1990-е годы запомнились мне тем, что представители новоявленной «элиты» встают под какой-то гимн (Глинки, кажется, да?), а всё время представляешь себе, как эти же самые люди будут петь со слезами на глазах: «Здравствуй, моя Мурка, Мурка дорогая, / Здравствуй, моя Мурка, и прощай!»
Криминал стал править бал, криминальная элита превратилась в респектабельную, криминальный язык стал языком номинальной культуры, криминальные образцы поведения стали эталонами, криминал подмял под себя всё, и делал он это с опорой на рафинированную интеллигенцию (которая знала, что она делает) и ее зарубежных спонсоров.
Эти процессы формировали определенную реальность, они ее и сформировали: «что выросло, то выросло». Это росло больше тридцати лет. Думать сейчас, что мы скажем этому «сгинь» и оно сгинет — это иметь очень странное представление о степени укорененности определенных процессов, не только этих!

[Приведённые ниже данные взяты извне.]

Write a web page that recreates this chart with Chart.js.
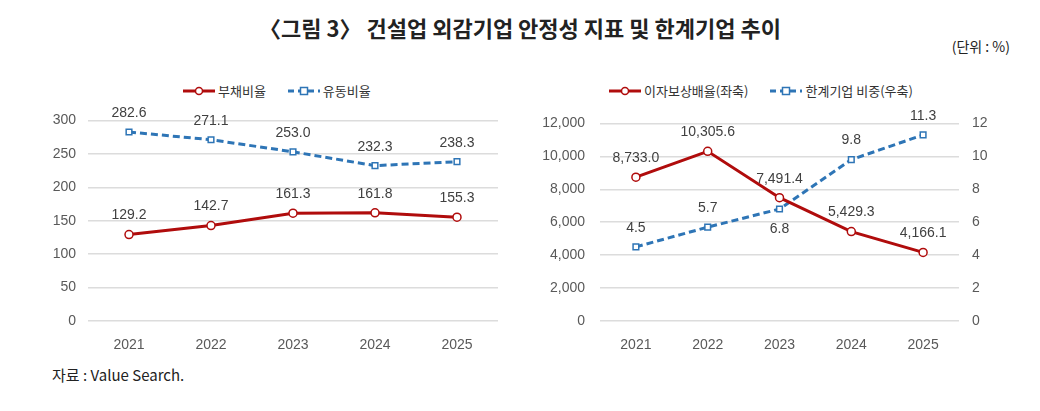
<!DOCTYPE html>
<html>
<head>
<meta charset="utf-8">
<script src="https://cdn.jsdelivr.net/npm/chart.js@4"></script>
<style>
  body { margin: 0; background: #fff; width: 1040px; height: 411px; position: relative; overflow: hidden;
         font-family: 'Liberation Sans', 'Noto Sans CJK KR', sans-serif; color: #222; }
  #title { position: absolute; top: 11px; left: 0; width: 1040px; text-align: center;
           font-family: 'Noto Sans CJK KR', sans-serif; font-weight: bold; font-size: 22px; }
  #unit { position: absolute; top: 36px; right: 30px; font-size: 14px; font-family: 'Noto Sans CJK KR', sans-serif; }
  #source { position: absolute; top: 364px; left: 52px; font-size: 15px; font-family: 'Noto Sans CJK KR', sans-serif; }
  .box { position: absolute; top: 100px; width: 520px; height: 260px; }
  .legend { position: absolute; top: 81px; font-size: 13px; font-family: 'Noto Sans CJK KR', sans-serif; color: #333;
            display: flex; align-items: center; white-space: nowrap; }
  .legend svg { margin-right: 3px; }
  .legend span { margin-right: 22px; }
</style>
</head>
<body>
<div id="title">〈그림 3〉 건설업 외감기업 안정성 지표 및 한계기업 추이</div>
<div id="unit">(단위 : %)</div>

<div class="legend" style="left:183px">
  <svg width="32" height="12"><line x1="0" y1="6" x2="32" y2="6" stroke="#b00c0c" stroke-width="3"/><circle cx="16" cy="6" r="3.5" fill="#fff" stroke="#b00c0c" stroke-width="1.5"/></svg><span>부채비율</span>
  <svg width="32" height="12"><line x1="0" y1="6" x2="32" y2="6" stroke="#2e75b6" stroke-width="3" stroke-dasharray="6,4"/><rect x="12.5" y="2.5" width="7" height="7" fill="#fff" stroke="#2e75b6" stroke-width="1.5"/></svg><span>유동비율</span>
</div>
<div class="legend" style="left:609px">
  <svg width="32" height="12"><line x1="0" y1="6" x2="32" y2="6" stroke="#b00c0c" stroke-width="3"/><circle cx="16" cy="6" r="3.5" fill="#fff" stroke="#b00c0c" stroke-width="1.5"/></svg><span>이자보상배율(좌축)</span>
  <svg width="32" height="12"><line x1="0" y1="6" x2="32" y2="6" stroke="#2e75b6" stroke-width="3" stroke-dasharray="6,4"/><rect x="12.5" y="2.5" width="7" height="7" fill="#fff" stroke="#2e75b6" stroke-width="1.5"/></svg><span>한계기업 비중(우축)</span>
</div>

<div class="box" style="left:0"><canvas id="leftChart"></canvas></div>
<div class="box" style="left:520px"><canvas id="rightChart"></canvas></div>

<div id="source">자료 : Value Search.</div>

<script>
// 데이터
const years = ['2021', '2022', '2023', '2024', '2025'];
const debtRatio = [129.2, 142.7, 161.3, 161.8, 155.3];        // 부채비율
const currentRatio = [282.6, 271.1, 253.0, 232.3, 238.3];     // 유동비율
const interestCoverage = [8733.0, 10305.6, 7491.4, 5429.3, 4166.1]; // 이자보상배율(좌축)
const marginalShare = [4.5, 5.7, 6.8, 9.8, 11.3];             // 한계기업 비중(우축)

const RED = '#b00c0c';
const BLUE = '#2e75b6';
const GRID = '#dcdcdc';
const TICK = '#595959';
const FONT = "'Liberation Sans', 'Noto Sans CJK KR', sans-serif";

// 점 위에 값 표시
const valueLabels = {
    id: 'valueLabels',
    afterDatasetsDraw(chart) {
        const ctx = chart.ctx;
        ctx.save();
        ctx.font = '14px ' + FONT;
        ctx.fillStyle = '#404040';
        ctx.textAlign = 'center';
        ctx.textBaseline = 'middle';
        chart.data.datasets.forEach((ds, i) => {
            chart.getDatasetMeta(i).data.forEach((pt, j) => {
                const below = ds.labelBelow && ds.labelBelow.includes(j);
                const txt = ds.data[j].toLocaleString('en-US', { minimumFractionDigits: 1, maximumFractionDigits: 1 });
                ctx.fillText(txt, pt.x, pt.y + (below ? 20 : -19));
            });
        });
        ctx.restore();
    }
};

function lineSet(label, data, color, dashed, extra) {
    return Object.assign({
        label: label,
        data: data,
        borderColor: color,
        borderWidth: 3,
        borderDash: dashed ? [7, 4] : [],
        pointStyle: dashed ? 'rect' : 'circle',
        pointRadius: 4,
        pointBackgroundColor: '#fff',
        pointBorderColor: color,
        pointBorderWidth: 1.5,
        tension: 0
    }, extra || {});
}

function yAxis(min, max, step, width, position, padding, grid) {
    return {
        position: position,
        min: min, max: max,
        afterFit: s => { s.width = width; },
        border: { display: false },
        grid: { display: grid, color: GRID, lineWidth: 1.5, drawTicks: false },
        ticks: {
            stepSize: step, padding: padding, color: TICK,
            font: { size: 14, family: FONT },
            callback: v => v.toLocaleString('en-US')
        }
    };
}

const xAxis = {
    offset: true,
    afterFit: s => { s.height = 39; },
    border: { display: false },
    grid: { display: false, offset: true },
    ticks: { padding: 8, color: TICK, font: { size: 14, family: FONT } }
};

const common = {
    responsive: true,
    maintainAspectRatio: false,
    animation: false,
    plugins: { legend: { display: false }, tooltip: { enabled: false } }
};

new Chart(document.getElementById('leftChart'), {
    type: 'line',
    data: {
        labels: years,
        datasets: [
            lineSet('부채비율', debtRatio, RED, false),
            lineSet('유동비율', currentRatio, BLUE, true)
        ]
    },
    options: Object.assign({}, common, {
        layout: { padding: { top: 17, right: 22, left: 0, bottom: 0 } },
        scales: {
            x: xAxis,
            y: yAxis(0, 300, 50, 88, 'left', 12, true)
        }
    }),
    plugins: [valueLabels]
});

new Chart(document.getElementById('rightChart'), {
    type: 'line',
    data: {
        labels: years,
        datasets: [
            lineSet('이자보상배율(좌축)', interestCoverage, RED, false, { yAxisID: 'y' }),
            lineSet('한계기업 비중(우축)', marginalShare, BLUE, true, { yAxisID: 'y1', labelBelow: [2] })
        ]
    },
    options: Object.assign({}, common, {
        layout: { padding: { top: 17, right: 0, left: 0, bottom: 0 } },
        scales: {
            x: xAxis,
            y: yAxis(0, 12000, 2000, 80, 'left', 15, true),
            y1: yAxis(0, 12, 2, 81, 'right', 13, false)
        }
    }),
    plugins: [valueLabels]
});
</script>
</body>
</html>
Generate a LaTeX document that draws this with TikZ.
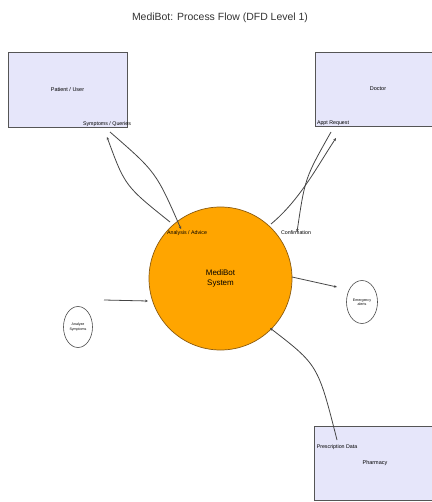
\documentclass[tikz,border=0pt]{standalone}
\usepackage{fontspec}
\setmainfont{Liberation Sans}
\usetikzlibrary{arrows.meta,shapes.geometric}
\definecolor{boxfill}{HTML}{E6E6FA}
\definecolor{boxline}{HTML}{555555}
\definecolor{sysfill}{HTML}{FFA500}
\definecolor{sysline}{HTML}{8A5A10}
\definecolor{flow}{HTML}{444444}
\begin{document}
\begin{tikzpicture}[x=1bp,y=-1bp,
  entity/.style={draw=boxline,line width=0.9pt,fill=boxfill,inner sep=0pt,font=\fontsize{5.5}{6}\selectfont},
  proc/.style={circle,draw=sysline,line width=0.7pt,fill=sysfill,inner sep=0pt,minimum size=143bp,font=\fontsize{8}{9.5}\selectfont,align=center},
  small/.style={ellipse,draw=black!70,line width=0.6pt,fill=white,inner sep=0pt,font=\fontsize{3.6}{4.2}\selectfont,align=center},
  flowlab/.style={font=\fontsize{5.3}{6}\selectfont,inner sep=0pt},
  flowline/.style={draw=flow,line width=0.8pt,-{Stealth[length=3bp,width=2.6bp]}}
]
\useasboundingbox (0,0) rectangle (431,502);
\node[font=\fontsize{10.5}{12}\selectfont,text=black!80] (title) at (220,18) {MediBot: Process Flow (DFD Level 1)};

\node[entity,minimum width=119bp,minimum height=75bp] (patient) at (67.5,89.5) {Patient / User};
\node[entity,minimum width=126bp,minimum height=74bp] (doctor) at (378,89) {Doctor};
\node[entity,minimum width=126bp,minimum height=74bp] (pharmacy) at (377,463) {};
\node[font=\fontsize{5.5}{6}\selectfont] (pharmlab) at (375,463) {Pharmacy};
\node[proc] (sys) at (220.5,278.5) {MediBot\\System};
\node[small,minimum width=31bp,minimum height=43bp] (alerts) at (362,302) {Emergency\\alerts};
\node[small,minimum width=29bp,minimum height=41bp] (analyze) at (78,327) {Analyze\\Symptoms};

% free ends
\coordinate (pA) at (107,137);
\coordinate (pB) at (110,132);
\coordinate (dA) at (336,138);
\coordinate (dB) at (331,132);
\coordinate (phA) at (337,440);
\coordinate (aL) at (104,300);
\coordinate (sL) at (148,301);
\coordinate (sR) at (292,277);
\coordinate (eL) at (337,287);
\coordinate (s1) at (170,222);
\coordinate (s2) at (181,229);
\coordinate (s3) at (271,224);
\coordinate (s4) at (297,232);
\coordinate (s5) at (270,328);

% patient flows
\draw[flowline] (pB) .. controls (156,172) .. (s2);
\draw[flowline] (s1) .. controls (125,186) .. (pA);
% doctor flows
\draw[flowline] (s3) .. controls (300,200) and (318,165) .. (dA);
\draw[flowline] (dB) .. controls (305,178) .. (s4);
% pharmacy flow
\draw[flowline] (phA) .. controls (318,365) .. (s5);
% other flows
\draw[flowline] (sR) -- (eL);
\draw[flowline] (aL) -- (sL);

% labels
\node[flowlab] (l1) at (107,124) {Symptoms / Queries};
\node[flowlab] (l2) at (333,123) {Appt Request};
\node[flowlab] (l3) at (187,233) {Analysis / Advice};
\node[flowlab] (l4) at (296,233) {Confirmation};
\node[flowlab] (l5) at (337,447) {Prescription Data};
\end{tikzpicture}
\end{document}
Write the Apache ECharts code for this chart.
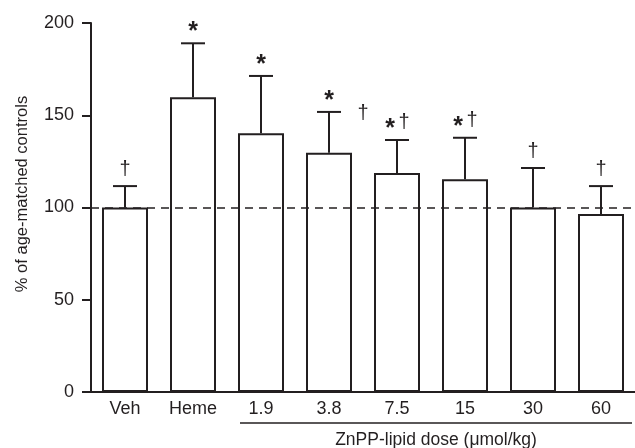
<!DOCTYPE html>
<html>
<head>
<meta charset="utf-8">
<script src="https://cdn.jsdelivr.net/npm/echarts@6/dist/echarts.min.js"></script>
<style>
  html, body { margin: 0; padding: 0; background: #fff; }
  #chart1 { width: 635px; height: 448px; }
</style>
</head>
<body>
<div id="chart1"></div>
<script>
// groups on the x axis
const categories = ['Veh', 'Heme', '1.9', '3.8', '7.5', '15', '30', '60'];
// mean % of age-matched controls
const means = [100, 159.7, 140.3, 129.7, 118.7, 115.3, 100, 96.5];
// top of the error bar (mean + SD)
const errTops = [111.6, 189, 171.3, 151.8, 136.6, 137.8, 121.4, 111.6];
// significance marks above each bar
const stars = [false, true, true, true, true, true, false, false];
const daggers = [true, false, false, false, true, true, true, true];
// dagger written beside the bar instead of above it
const sideDaggers = [false, false, false, true, false, false, false, false];
const yTicks = [0, 50, 100, 150, 200];
const refLevel = 100;

const font = 'Liberation Sans, Arial, sans-serif';
const ink = '#231f20';

let myChart = echarts.init(document.getElementById('chart1'));

const errData = categories.map(function (c, i) {
    return [i, means[i], errTops[i], stars[i] ? 1 : 0, daggers[i] ? 1 : 0, sideDaggers[i] ? 1 : 0];
});

function renderErr(params, api) {
    const i = api.value(0);
    const base = api.coord([i, api.value(1)]);
    const top = api.coord([i, api.value(2)]);
    const hasStar = api.value(3), hasDag = api.value(4), sideDag = api.value(5);
    const x = top[0];
    const kids = [
        { type: 'line', shape: { x1: x, y1: base[1], x2: x, y2: top[1] }, style: { stroke: ink, lineWidth: 2 } },
        { type: 'line', shape: { x1: x - 12, y1: top[1], x2: x + 12, y2: top[1] }, style: { stroke: ink, lineWidth: 2 } }
    ];
    const ty = top[1] - 17;
    if (hasStar) {
        kids.push({ type: 'text', style: { text: '*', x: hasDag ? x - 7 : x, y: ty + 6, align: 'center', verticalAlign: 'middle', font: 'bold 25px ' + font, fill: ink } });
    }
    if (hasDag) {
        kids.push({ type: 'text', style: { text: '\u2020', x: hasStar ? x + 7 : x, y: ty, align: 'center', verticalAlign: 'middle', font: '20px ' + font, fill: ink } });
    }
    if (sideDag) {
        kids.push({ type: 'text', style: { text: '\u2020', x: x + 34, y: top[1] + 2, align: 'center', verticalAlign: 'middle', font: '20px ' + font, fill: ink } });
    }
    return { type: 'group', children: kids };
}

const option = {
    animation: false,
    grid: { left: 91, right: -10, top: 23, bottom: 56 },
    xAxis: {
        type: 'category',
        data: categories,
        axisLine: { lineStyle: { color: ink, width: 2 } },
        axisTick: { show: false },
        axisLabel: { color: ink, fontSize: 18, fontFamily: font, margin: 8 }
    },
    yAxis: {
        type: 'value',
        min: 0,
        max: 200,
        interval: 50,
        splitLine: { show: false },
        axisLine: { show: true, lineStyle: { color: ink, width: 2 } },
        axisTick: { show: true, length: 9, lineStyle: { color: ink, width: 2 } },
        axisLabel: {
            color: ink, fontSize: 18, fontFamily: font, margin: 17,
            formatter: function (v) { return yTicks.indexOf(v) >= 0 ? String(v) : ''; }
        }
    },
    graphic: [
        { type: 'text', x: 22, y: 194, rotation: Math.PI / 2,
          style: { text: '% of age-matched controls', align: 'center', verticalAlign: 'middle', font: '16.5px ' + font, fill: ink } },
        { type: 'line', shape: { x1: 240, y1: 423, x2: 632, y2: 423 }, style: { stroke: ink, lineWidth: 1.5 } },
        { type: 'text', x: 436, y: 440,
          style: { text: 'ZnPP-lipid dose (\u03bcmol/kg)', align: 'center', verticalAlign: 'middle', font: '17.5px ' + font, fill: ink } }
    ],
    series: [
        {
            type: 'bar',
            data: means,
            barWidth: 46,
            itemStyle: { color: '#fff', borderColor: ink, borderWidth: 2 },
            markLine: {
                silent: true,
                symbol: 'none',
                label: { show: false },
                lineStyle: { color: ink, type: [8, 6], width: 1.6 },
                data: [{ yAxis: refLevel }]
            }
        },
        {
            type: 'custom',
            renderItem: renderErr,
            data: errData,
            z: 3
        }
    ]
};
myChart.setOption(option);
</script>
</body>
</html>
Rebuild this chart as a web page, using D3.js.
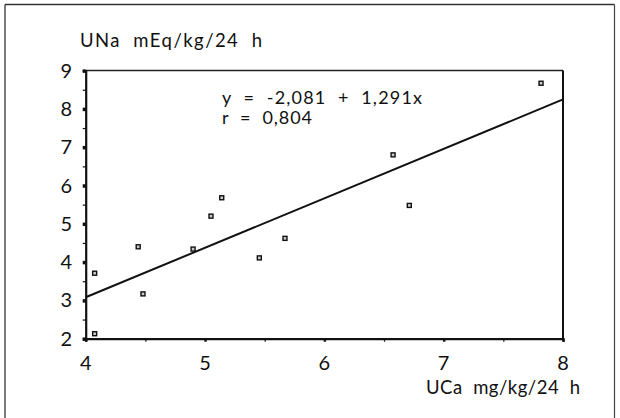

Советская реальность отнюдь не была для меня восхитительной, я определенным образом ей противостоял. Она меня не просто не любила — она закрывала мой театр, говорила пресловутое «тень на плетень», «вода на мельницу врага» и так далее. Мне был внутренне омерзителен чванливый, неумный, упивающийся властью номенклатурный чиновник. Но я задним числом, да и тогда тоже, понимал несколько черт той реальности, за которые в каком-то смысле можно было ей простить и это чванство, и это упрощенчество, и эту крайнюю недалекость, и многое-многое другое.
Во-первых, даже самые недалекие люди, входившие в номенклатуру, чаще всего совсем не воровали — и создавать материальное производство могли. Они сочетали это с неспособностью разговаривать (потому что они могли только вещать и хотели, чтобы им внимали) и отсутствием полноценной гуманитарной культуры. Но они не воровали и что-то создавать могли.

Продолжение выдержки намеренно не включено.